DIRECTIONS:
Reproduce all the material exactly, minus any pictures it holds.

GIVEN DATA:

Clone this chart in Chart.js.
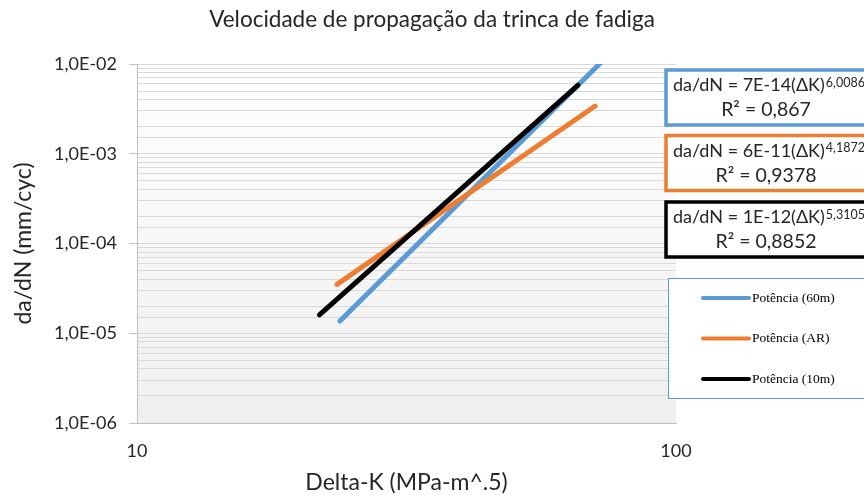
<!DOCTYPE html>
<html>
<head>
<meta charset="utf-8">
<script src="https://cdn.jsdelivr.net/npm/chart.js@4.4.0/dist/chart.umd.min.js"></script>
<style>
body { margin: 0; background: #fff; }
</style>
</head>
<body>
<canvas id="chart" width="864" height="496"></canvas>
<script>
// linhas de tendencia (potencia): pontos extremos
var seriesNames = ["Potência (60m)", "Potência (AR)", "Potência (10m)"];
var seriesColors = ["#5B9BD5", "#ED7D31", "#000000"];
var deltaK60 = [23.8, 73.5];
var dadN60 = [1.37e-5, 1.12e-2];
var deltaKAR = [23.5, 70.8];
var dadNAR = [3.5e-5, 3.4e-3];
var deltaK10 = [21.8, 65.8];
var dadN10 = [1.6e-5, 5.8e-3];

var eqTexts = ["da/dN = 7E-14(ΔK)", "da/dN = 6E-11(ΔK)", "da/dN = 1E-12(ΔK)"];
var eqExps = ["6,0086", "4,1872", "5,3105"];
var r2Texts = ["R² = 0,867", "R² = 0,9378", "R² = 0,8852"];

var xTickLabels = [10, 100];
var yTickLabels = [1e-6, 1e-5, 1e-4, 1e-3, 1e-2];

var textColor = "#262626";
var fontName = "Lato";

let toPoints = (xs, ys) => xs.map((x, i) => ({ x: x, y: ys[i] }));

let isIn = (v, list) => list.some(t => Math.abs(Math.log10(v) - Math.log10(t)) < 1e-6);

let yLabel = (v) => {
    let e = Math.round(Math.log10(v));
    return "1,0E-" + String(-e).padStart(2, "0");
}

let makeSet = (i, xs, ys, order) => {
    return {
        label: seriesNames[i],
        data: toPoints(xs, ys),
        showLine: true,
        borderColor: seriesColors[i],
        backgroundColor: seriesColors[i],
        borderWidth: 5,
        borderCapStyle: "round",
        pointRadius: 0,
        clip: 0,
        order: order
    }
}

// fundo em degrade da area do grafico
var bgPlugin = {
    id: "bg",
    beforeDraw(chart) {
        let a = chart.chartArea, ctx = chart.ctx;
        let g = ctx.createLinearGradient(0, a.top, 0, a.bottom);
        g.addColorStop(0, "#ffffff");
        g.addColorStop(1, "#efefef");
        ctx.save();
        ctx.fillStyle = g;
        ctx.fillRect(a.left, a.top, a.right - a.left, a.bottom - a.top);
        ctx.restore();
    }
}

// caixas com equacoes e legenda
var boxPlugin = {
    id: "boxes",
    afterDraw(chart) {
        let ctx = chart.ctx;
        ctx.save();
        let tops = [70, 135.5, 202];
        for (let i = 0; i < 3; i++) {
            let t = tops[i];
            ctx.fillStyle = "#ffffff";
            ctx.fillRect(666, t, 210, 55);
            ctx.strokeStyle = seriesColors[i];
            ctx.lineWidth = 3.5;
            ctx.strokeRect(666, t, 210, 55);
            ctx.fillStyle = textColor;
            ctx.textBaseline = "alphabetic";
            ctx.textAlign = "left";
            ctx.font = "18px " + fontName;
            ctx.fillText(eqTexts[i], 673, t + 21);
            let w = ctx.measureText(eqTexts[i]).width;
            ctx.font = "12.5px " + fontName;
            ctx.fillText(eqExps[i], 673 + w + 1, t + 16.5);
            ctx.font = "19.5px " + fontName;
            ctx.textAlign = "center";
            ctx.fillText(r2Texts[i], 766, t + 46);
        }
        // legenda
        ctx.fillStyle = "#ffffff";
        ctx.fillRect(668.5, 278.5, 210, 120);
        ctx.strokeStyle = "#5B9BD5";
        ctx.lineWidth = 1;
        ctx.strokeRect(668.5, 278.5, 210, 120);
        let ys = [298, 338.5, 379];
        for (let i = 0; i < 3; i++) {
            ctx.strokeStyle = seriesColors[i];
            ctx.lineWidth = 4;
            ctx.lineCap = "round";
            ctx.beginPath();
            ctx.moveTo(703, ys[i]);
            ctx.lineTo(749, ys[i]);
            ctx.stroke();
            ctx.fillStyle = "#000000";
            ctx.font = "13.5px 'Liberation Serif'";
            ctx.textAlign = "left";
            ctx.textBaseline = "middle";
            ctx.fillText(chart.data.datasets[i].label, 752, ys[i]);
        }
        ctx.restore();
    }
}

var canvas = document.getElementById("chart");

let chart = new Chart(canvas, {
    type: "scatter",
    data: {
        datasets: [
            makeSet(0, deltaK60, dadN60, 3),
            makeSet(1, deltaKAR, dadNAR, 2),
            makeSet(2, deltaK10, dadN10, 1)
        ]
    },
    options: {
        responsive: false,
        animation: false,
        layout: { padding: 0 },
        plugins: {
            legend: { display: false },
            tooltip: { enabled: false },
            title: {
                display: true,
                text: "Velocidade de propagação da trinca de fadiga",
                color: textColor,
                font: { family: fontName, size: 22.5, weight: "normal" },
                padding: { top: 6.5, bottom: 30.5 }
            }
        },
        scales: {
            x: {
                type: "logarithmic",
                min: 10,
                max: 100,
                grid: { display: false, drawTicks: false },
                border: { display: true, color: "#bfbfbf", width: 1 },
                ticks: {
                    autoSkip: false,
                    maxRotation: 0,
                    padding: 17,
                    color: textColor,
                    font: { family: fontName, size: 18 },
                    callback: (v) => isIn(v, xTickLabels) ? String(Math.round(v)) : null
                },
                title: {
                    display: true,
                    text: "Delta-K (MPa-m^.5)",
                    color: textColor,
                    font: { family: fontName, size: 23 },
                    padding: { top: 0, bottom: 0 }
                },
                afterFit: (s) => { s.height = 73; }
            },
            y: {
                type: "logarithmic",
                min: 1e-6,
                max: 1e-2,
                grid: {
                    color: "#d9d9d9",
                    tickLength: 8,
                    tickColor: (c) => (c.tick && isIn(c.tick.value, yTickLabels)) ? "#bfbfbf" : "rgba(0,0,0,0)"
                },
                border: { display: true, color: "#bfbfbf", width: 1 },
                ticks: {
                    autoSkip: false,
                    padding: 12,
                    color: textColor,
                    font: { family: fontName, size: 18 },
                    callback: (v) => isIn(v, yTickLabels) ? yLabel(v) : ""
                },
                title: {
                    display: true,
                    text: "da/dN (mm/cyc)",
                    color: textColor,
                    font: { family: fontName, size: 23 },
                    padding: { top: 10, bottom: 0 }
                },
                afterFit: (s) => { s.width = 137; }
            },
            // eixo vazio a direita so para reservar o espaco das caixas
            side: {
                type: "linear",
                position: "right",
                display: true,
                grid: { display: false, drawTicks: false },
                border: { display: false },
                ticks: { display: false },
                afterFit: (s) => { s.width = 188; }
            }
        }
    },
    plugins: [bgPlugin, boxPlugin]
});
</script>
</body>
</html>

THE ANSWER:
Clone this chart in Chart.js.
<!DOCTYPE html>
<html>
<head>
<meta charset="utf-8">
<script src="https://cdn.jsdelivr.net/npm/chart.js@4.4.0/dist/chart.umd.min.js"></script>
<style>
body { margin: 0; background: #fff; }
</style>
</head>
<body>
<canvas id="chart" width="864" height="496"></canvas>
<script>
// linhas de tendencia (potencia): pontos extremos
var seriesNames = ["Potência (60m)", "Potência (AR)", "Potência (10m)"];
var seriesColors = ["#5B9BD5", "#ED7D31", "#000000"];
var deltaK60 = [23.8, 73.5];
var dadN60 = [1.37e-5, 1.12e-2];
var deltaKAR = [23.5, 70.8];
var dadNAR = [3.5e-5, 3.4e-3];
var deltaK10 = [21.8, 65.8];
var dadN10 = [1.6e-5, 5.8e-3];

var eqTexts = ["da/dN = 7E-14(ΔK)", "da/dN = 6E-11(ΔK)", "da/dN = 1E-12(ΔK)"];
var eqExps = ["6,0086", "4,1872", "5,3105"];
var r2Texts = ["R² = 0,867", "R² = 0,9378", "R² = 0,8852"];

var xTickLabels = [10, 100];
var yTickLabels = [1e-6, 1e-5, 1e-4, 1e-3, 1e-2];

var textColor = "#262626";
var fontName = "Lato";

let toPoints = (xs, ys) => xs.map((x, i) => ({ x: x, y: ys[i] }));

let isIn = (v, list) => list.some(t => Math.abs(Math.log10(v) - Math.log10(t)) < 1e-6);

let yLabel = (v) => {
    let e = Math.round(Math.log10(v));
    return "1,0E-" + String(-e).padStart(2, "0");
}

let makeSet = (i, xs, ys, order) => {
    return {
        label: seriesNames[i],
        data: toPoints(xs, ys),
        showLine: true,
        borderColor: seriesColors[i],
        backgroundColor: seriesColors[i],
        borderWidth: 5,
        borderCapStyle: "round",
        pointRadius: 0,
        clip: 0,
        order: order
    }
}

// fundo em degrade da area do grafico
var bgPlugin = {
    id: "bg",
    beforeDraw(chart) {
        let a = chart.chartArea, ctx = chart.ctx;
        let g = ctx.createLinearGradient(0, a.top, 0, a.bottom);
        g.addColorStop(0, "#ffffff");
        g.addColorStop(1, "#efefef");
        ctx.save();
        ctx.fillStyle = g;
        ctx.fillRect(a.left, a.top, a.right - a.left, a.bottom - a.top);
        ctx.restore();
    }
}

// caixas com equacoes e legenda
var boxPlugin = {
    id: "boxes",
    afterDraw(chart) {
        let ctx = chart.ctx;
        ctx.save();
        let tops = [70, 135.5, 202];
        for (let i = 0; i < 3; i++) {
            let t = tops[i];
            ctx.fillStyle = "#ffffff";
            ctx.fillRect(666, t, 210, 55);
            ctx.strokeStyle = seriesColors[i];
            ctx.lineWidth = 3.5;
            ctx.strokeRect(666, t, 210, 55);
            ctx.fillStyle = textColor;
            ctx.textBaseline = "alphabetic";
            ctx.textAlign = "left";
            ctx.font = "18px " + fontName;
            ctx.fillText(eqTexts[i], 673, t + 21);
            let w = ctx.measureText(eqTexts[i]).width;
            ctx.font = "12.5px " + fontName;
            ctx.fillText(eqExps[i], 673 + w + 1, t + 16.5);
            ctx.font = "19.5px " + fontName;
            ctx.textAlign = "center";
            ctx.fillText(r2Texts[i], 766, t + 46);
        }
        // legenda
        ctx.fillStyle = "#ffffff";
        ctx.fillRect(668.5, 278.5, 210, 120);
        ctx.strokeStyle = "#5B9BD5";
        ctx.lineWidth = 1;
        ctx.strokeRect(668.5, 278.5, 210, 120);
        let ys = [298, 338.5, 379];
        for (let i = 0; i < 3; i++) {
            ctx.strokeStyle = seriesColors[i];
            ctx.lineWidth = 4;
            ctx.lineCap = "round";
            ctx.beginPath();
            ctx.moveTo(703, ys[i]);
            ctx.lineTo(749, ys[i]);
            ctx.stroke();
            ctx.fillStyle = "#000000";
            ctx.font = "13.5px 'Liberation Serif'";
            ctx.textAlign = "left";
            ctx.textBaseline = "middle";
            ctx.fillText(chart.data.datasets[i].label, 752, ys[i]);
        }
        ctx.restore();
    }
}

var canvas = document.getElementById("chart");

let chart = new Chart(canvas, {
    type: "scatter",
    data: {
        datasets: [
            makeSet(0, deltaK60, dadN60, 3),
            makeSet(1, deltaKAR, dadNAR, 2),
            makeSet(2, deltaK10, dadN10, 1)
        ]
    },
    options: {
        responsive: false,
        animation: false,
        layout: { padding: 0 },
        plugins: {
            legend: { display: false },
            tooltip: { enabled: false },
            title: {
                display: true,
                text: "Velocidade de propagação da trinca de fadiga",
                color: textColor,
                font: { family: fontName, size: 22.5, weight: "normal" },
                padding: { top: 6.5, bottom: 30.5 }
            }
        },
        scales: {
            x: {
                type: "logarithmic",
                min: 10,
                max: 100,
                grid: { display: false, drawTicks: false },
                border: { display: true, color: "#bfbfbf", width: 1 },
                ticks: {
                    autoSkip: false,
                    maxRotation: 0,
                    padding: 17,
                    color: textColor,
                    font: { family: fontName, size: 18 },
                    callback: (v) => isIn(v, xTickLabels) ? String(Math.round(v)) : null
                },
                title: {
                    display: true,
                    text: "Delta-K (MPa-m^.5)",
                    color: textColor,
                    font: { family: fontName, size: 23 },
                    padding: { top: 0, bottom: 0 }
                },
                afterFit: (s) => { s.height = 73; }
            },
            y: {
                type: "logarithmic",
                min: 1e-6,
                max: 1e-2,
                grid: {
                    color: "#d9d9d9",
                    tickLength: 8,
                    tickColor: (c) => (c.tick && isIn(c.tick.value, yTickLabels)) ? "#bfbfbf" : "rgba(0,0,0,0)"
                },
                border: { display: true, color: "#bfbfbf", width: 1 },
                ticks: {
                    autoSkip: false,
                    padding: 12,
                    color: textColor,
                    font: { family: fontName, size: 18 },
                    callback: (v) => isIn(v, yTickLabels) ? yLabel(v) : ""
                },
                title: {
                    display: true,
                    text: "da/dN (mm/cyc)",
                    color: textColor,
                    font: { family: fontName, size: 23 },
                    padding: { top: 10, bottom: 0 }
                },
                afterFit: (s) => { s.width = 137; }
            },
            // eixo vazio a direita so para reservar o espaco das caixas
            side: {
                type: "linear",
                position: "right",
                display: true,
                grid: { display: false, drawTicks: false },
                border: { display: false },
                ticks: { display: false },
                afterFit: (s) => { s.width = 188; }
            }
        }
    },
    plugins: [bgPlugin, boxPlugin]
});
</script>
</body>
</html>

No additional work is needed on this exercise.